Apesar de atrair muitos interessados por conta da remuneração e a emoção de poder juntar peças de um quebra-cabeça, fazer parte da perícia brasileira está longe de ser fácil. Através das redes, peritos influencers falam sobre a falta de investimentos em equipamento e material de ponta para ajudar na elucidação de crimes. "O Rio de Janeiro tem um volume muito grande de casos e a questão de estarmos em local de periculosidade. Falta material, falta treinamento. Deveria ter mais investimento na polícia técnica. A polícia científica não é autônoma, ela faz parte da Polícia Civil, então acaba não tendo muita prioridade dentro da própria instituição", explica Lameirão.

A falta de investimento, somada ao grande volume de casos para se investigar, está longe de parecer um episódio de "CSI". "Ser funcionário público é trabalhar com falta de materiais e ausência de incentivos. Por mais que as pessoas pensem no salário e na estabilidade, a estrutura oferecida pelo Estado está muito abaixo do esperado", conta Wenceslau."Perícia é uma coisa complicada. É uma área fascinante, mas sem estrutura. Por exemplo, é preciso às vezes investir num equipamento caríssimo, mas os governadores preferem comprar armas e viaturas porque isso tem mais visibilidade que um equipamento só."

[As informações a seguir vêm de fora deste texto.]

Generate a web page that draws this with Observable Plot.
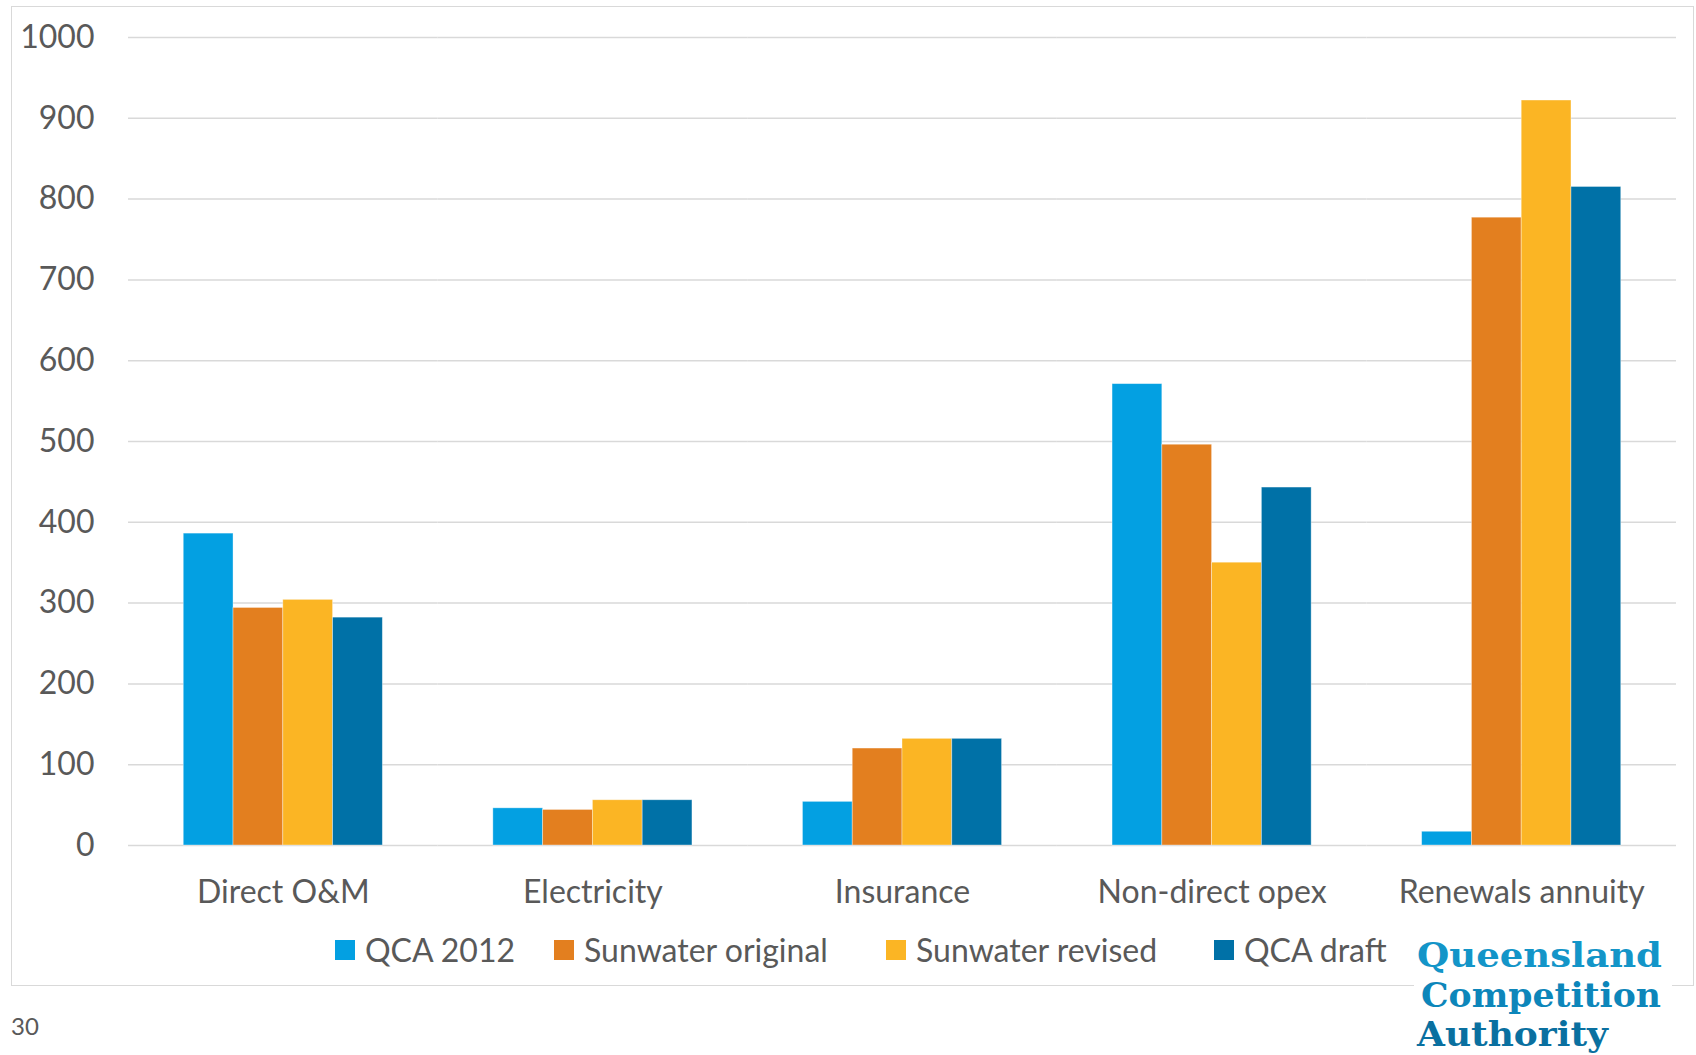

Dadas as dificuldades, os peritos influencers acreditam que as redes sociais são ótima ferramenta para explicar como atua a Polícia Científica no Brasil e o que é preciso para fazer parte dela. Segundo Botelho, é preciso ser cuidadoso no que se compartilha com o público. "Há profissionais e profissionais, isso em qualquer área, então deve-se ter muito cuidado com o que se transmite direta e indiretamente nas redes sociais. Os malefícios, então, são o uso errôneo da rede no que se diz respeito a divulgação de técnicas de exames, além, é claro, da exposição pessoal do perito", explica.

Seguindo a febre de páginas de peritos, já é fácil encontrar perfis oficiais das próprias instituições de criminalística de alguns estados. Os peritos influencers estão longe de acabar.